Im wahrscheinlich schwersten Spiel seines Lebens hatte Gensheimer eines seiner besten Länderspiele gezeigt. Keine 24 Stunden vor der Partie angereist, bewies der Star von Paris St. Germain bei acht verwandelten Siebenmetern Nervenstärke und traf immer dann, wenn es eng zu werden drohte. Die Gedanken an seine Familie, bei der er die letzten Tage vor dem Turnier verbracht hatte, schienen ihn zu beflügeln.

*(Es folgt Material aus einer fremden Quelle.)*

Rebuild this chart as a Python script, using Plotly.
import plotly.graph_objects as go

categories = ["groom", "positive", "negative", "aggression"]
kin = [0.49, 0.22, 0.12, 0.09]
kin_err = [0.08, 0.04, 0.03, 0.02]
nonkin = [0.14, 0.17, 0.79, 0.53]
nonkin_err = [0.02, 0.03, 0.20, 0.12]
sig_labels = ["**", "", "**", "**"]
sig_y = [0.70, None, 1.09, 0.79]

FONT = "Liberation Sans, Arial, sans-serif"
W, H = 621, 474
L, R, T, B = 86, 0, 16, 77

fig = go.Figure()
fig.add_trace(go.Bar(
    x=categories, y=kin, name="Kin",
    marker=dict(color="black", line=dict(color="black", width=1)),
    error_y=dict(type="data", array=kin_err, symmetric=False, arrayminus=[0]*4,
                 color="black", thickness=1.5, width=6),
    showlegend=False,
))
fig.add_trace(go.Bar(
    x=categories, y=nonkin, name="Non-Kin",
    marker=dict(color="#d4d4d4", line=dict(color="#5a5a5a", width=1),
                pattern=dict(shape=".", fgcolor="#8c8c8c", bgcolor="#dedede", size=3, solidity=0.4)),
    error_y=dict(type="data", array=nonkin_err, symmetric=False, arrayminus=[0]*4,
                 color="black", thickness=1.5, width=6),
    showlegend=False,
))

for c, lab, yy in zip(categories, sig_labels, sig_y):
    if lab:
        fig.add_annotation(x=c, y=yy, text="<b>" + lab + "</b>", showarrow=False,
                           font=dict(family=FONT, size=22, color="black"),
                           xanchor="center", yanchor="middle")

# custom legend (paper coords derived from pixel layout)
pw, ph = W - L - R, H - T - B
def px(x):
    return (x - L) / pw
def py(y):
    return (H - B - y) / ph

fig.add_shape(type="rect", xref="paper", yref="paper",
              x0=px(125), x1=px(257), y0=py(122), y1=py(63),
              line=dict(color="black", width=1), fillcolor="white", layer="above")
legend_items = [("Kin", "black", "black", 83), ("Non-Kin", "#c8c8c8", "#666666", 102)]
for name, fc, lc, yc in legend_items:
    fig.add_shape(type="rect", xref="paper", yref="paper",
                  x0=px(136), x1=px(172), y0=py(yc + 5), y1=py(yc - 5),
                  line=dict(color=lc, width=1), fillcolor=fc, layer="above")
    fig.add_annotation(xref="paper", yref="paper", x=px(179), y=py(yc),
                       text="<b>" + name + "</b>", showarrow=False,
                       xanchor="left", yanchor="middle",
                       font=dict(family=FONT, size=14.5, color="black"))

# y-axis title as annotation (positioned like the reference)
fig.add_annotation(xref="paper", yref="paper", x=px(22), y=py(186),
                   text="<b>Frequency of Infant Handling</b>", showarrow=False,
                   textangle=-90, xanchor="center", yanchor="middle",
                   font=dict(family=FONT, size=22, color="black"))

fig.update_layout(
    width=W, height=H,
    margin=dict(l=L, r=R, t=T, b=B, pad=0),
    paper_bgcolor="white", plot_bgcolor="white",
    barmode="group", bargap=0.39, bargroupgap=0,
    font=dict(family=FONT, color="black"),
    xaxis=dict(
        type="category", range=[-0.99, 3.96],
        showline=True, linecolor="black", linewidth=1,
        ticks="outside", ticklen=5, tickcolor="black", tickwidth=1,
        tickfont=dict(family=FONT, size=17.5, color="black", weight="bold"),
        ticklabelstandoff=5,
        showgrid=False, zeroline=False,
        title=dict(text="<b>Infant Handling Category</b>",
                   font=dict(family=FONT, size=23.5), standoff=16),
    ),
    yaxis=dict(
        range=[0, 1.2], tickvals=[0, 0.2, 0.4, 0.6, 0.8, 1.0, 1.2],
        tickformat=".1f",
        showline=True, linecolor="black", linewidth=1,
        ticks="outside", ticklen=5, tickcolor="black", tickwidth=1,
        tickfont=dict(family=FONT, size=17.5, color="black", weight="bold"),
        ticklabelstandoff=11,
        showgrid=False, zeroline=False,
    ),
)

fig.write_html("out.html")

Noch vor dem Auftaktspiel hatte Gensheimer die Mannschaft um sich geschart und eine emotionale Rede gehalten. „Er hat gefordert, dass man ganz normal mit ihm umgeht. Und das haben wir auch gemacht”, sagte Kühn. Keeper Andreas Wolff sprach von einer „großartigen Ansage”, die Gensheimers „Charakter unterstreicht”.

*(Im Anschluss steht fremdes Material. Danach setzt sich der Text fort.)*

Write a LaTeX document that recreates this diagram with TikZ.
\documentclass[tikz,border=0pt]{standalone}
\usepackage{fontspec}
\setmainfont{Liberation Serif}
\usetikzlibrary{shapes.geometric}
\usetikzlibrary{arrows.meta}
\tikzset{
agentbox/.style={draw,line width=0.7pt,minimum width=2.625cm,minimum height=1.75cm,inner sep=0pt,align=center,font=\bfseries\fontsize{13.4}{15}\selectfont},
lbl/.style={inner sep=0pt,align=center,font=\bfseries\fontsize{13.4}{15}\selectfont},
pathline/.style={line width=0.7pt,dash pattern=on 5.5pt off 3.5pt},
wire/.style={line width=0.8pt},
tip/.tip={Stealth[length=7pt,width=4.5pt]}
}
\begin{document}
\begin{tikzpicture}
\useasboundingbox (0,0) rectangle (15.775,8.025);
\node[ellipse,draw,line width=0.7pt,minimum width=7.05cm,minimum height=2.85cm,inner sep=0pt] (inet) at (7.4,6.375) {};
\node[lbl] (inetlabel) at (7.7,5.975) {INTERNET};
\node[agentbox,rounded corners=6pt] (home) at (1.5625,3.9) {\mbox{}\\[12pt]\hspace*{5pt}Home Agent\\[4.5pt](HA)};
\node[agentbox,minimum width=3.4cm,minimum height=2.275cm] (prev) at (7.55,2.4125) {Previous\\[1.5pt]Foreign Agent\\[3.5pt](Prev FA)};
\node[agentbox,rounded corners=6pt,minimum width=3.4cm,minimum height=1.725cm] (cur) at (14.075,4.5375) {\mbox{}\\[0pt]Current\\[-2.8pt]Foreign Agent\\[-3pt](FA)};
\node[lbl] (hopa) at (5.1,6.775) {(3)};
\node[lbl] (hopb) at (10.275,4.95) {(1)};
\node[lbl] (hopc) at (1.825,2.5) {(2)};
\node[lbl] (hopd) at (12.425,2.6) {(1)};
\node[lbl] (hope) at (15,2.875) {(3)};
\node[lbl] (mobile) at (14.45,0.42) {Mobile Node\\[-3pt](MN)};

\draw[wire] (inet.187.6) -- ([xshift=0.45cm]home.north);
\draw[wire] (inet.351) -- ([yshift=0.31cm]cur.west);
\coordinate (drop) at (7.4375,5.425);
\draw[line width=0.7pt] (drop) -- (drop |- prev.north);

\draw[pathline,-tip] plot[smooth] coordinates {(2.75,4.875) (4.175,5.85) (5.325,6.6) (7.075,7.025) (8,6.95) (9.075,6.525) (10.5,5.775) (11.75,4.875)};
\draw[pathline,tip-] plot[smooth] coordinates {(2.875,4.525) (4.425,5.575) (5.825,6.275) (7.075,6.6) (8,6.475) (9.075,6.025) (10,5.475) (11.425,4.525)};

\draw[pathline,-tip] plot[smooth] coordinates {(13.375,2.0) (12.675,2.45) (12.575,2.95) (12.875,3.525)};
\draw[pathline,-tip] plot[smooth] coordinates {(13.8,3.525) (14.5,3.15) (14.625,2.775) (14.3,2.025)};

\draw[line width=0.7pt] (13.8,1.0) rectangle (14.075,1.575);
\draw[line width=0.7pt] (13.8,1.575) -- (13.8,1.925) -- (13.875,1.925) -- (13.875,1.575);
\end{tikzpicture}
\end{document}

Auf diesen Charakter können die deutschen Handballer auch im zweiten Gruppenspiel gegen Chile zählen. Zwar wird Gensheimer in der kommenden Woche noch einmal zur Beerdigung nach Deutschland reisen, doch am Sonntag (14.45 Uhr/handball.dkb.de) ist der Weltklasse-Linksaußen definitiv dabei.
Trotz einiger kritischer Phasen gegen Ungarn ist das Selbstvertrauen im deutschen Lager riesig, alles andere als ein Sieg gegen die Chilenen wäre eine herbe Enttäuschung. „Wir sind in meinen Augen klar besser”, sagte Sigurdsson: „Das müssen wir auf dem Platz zeigen. Ich bin mir aber sehr sicher, dass wir das auch machen werden.”
Die Chancen auf den fest eingeplanten zweiten Sieg bezifferte der Isländer auf 70:30. „Wir sind routinierter, körperlich stärker, haben mehr Erfahrung und sind die besseren Handballer”, sagte Sigurdsson.
Torhüter Silvio Heinevetter, neben Gensheimer bester deutscher Akteur gegen Ungarn, warnte aber davor, den nächsten Gegner zu unterschätzen, und bezeichnete die Chilenen als „spielstarkes und sehr ausgeglichenes Team”. Die Südamerikaner hatten ihr erstes Turnier-Spiel gegen Weißrussland mit 32:28 gewonnen. Es war ihr erster Sieg bei einer WM gegen eine europäische Mannschaft.
Coach Sigurdsson, der am Sonntag auf den selben Kader wie im Ungarn-Spiel setzt, charakterisierte die chilenische Spielweise als „schnell”, „aggressiv” und „unausrechenbar”. Zudem habe sein Team zuletzt „nicht so gute Erfahrungen” mit südamerikanischen Mannschaften gemacht. Bei den Olympischen Spielen in Rio verlor die DHB-Auswahl gegen Gastgeber Brasilien, gegen Argentinien vor zwei Jahren bei der WM tat sie sich lange schwer.
Und dennoch soll Chile nur zu einer weiteren Zwischenstation auf der deutschen Medaillen-Mission werden. „Das ist eine Aufgabe, die wir erfüllen müssen und erfüllen werden”, versprach DHB-Vizepräsident Bob Hanning: „Wir wollen als erster oder Zweiter aus der Gruppe gehen, das muss jetzt unsere Zielsetzung sein.”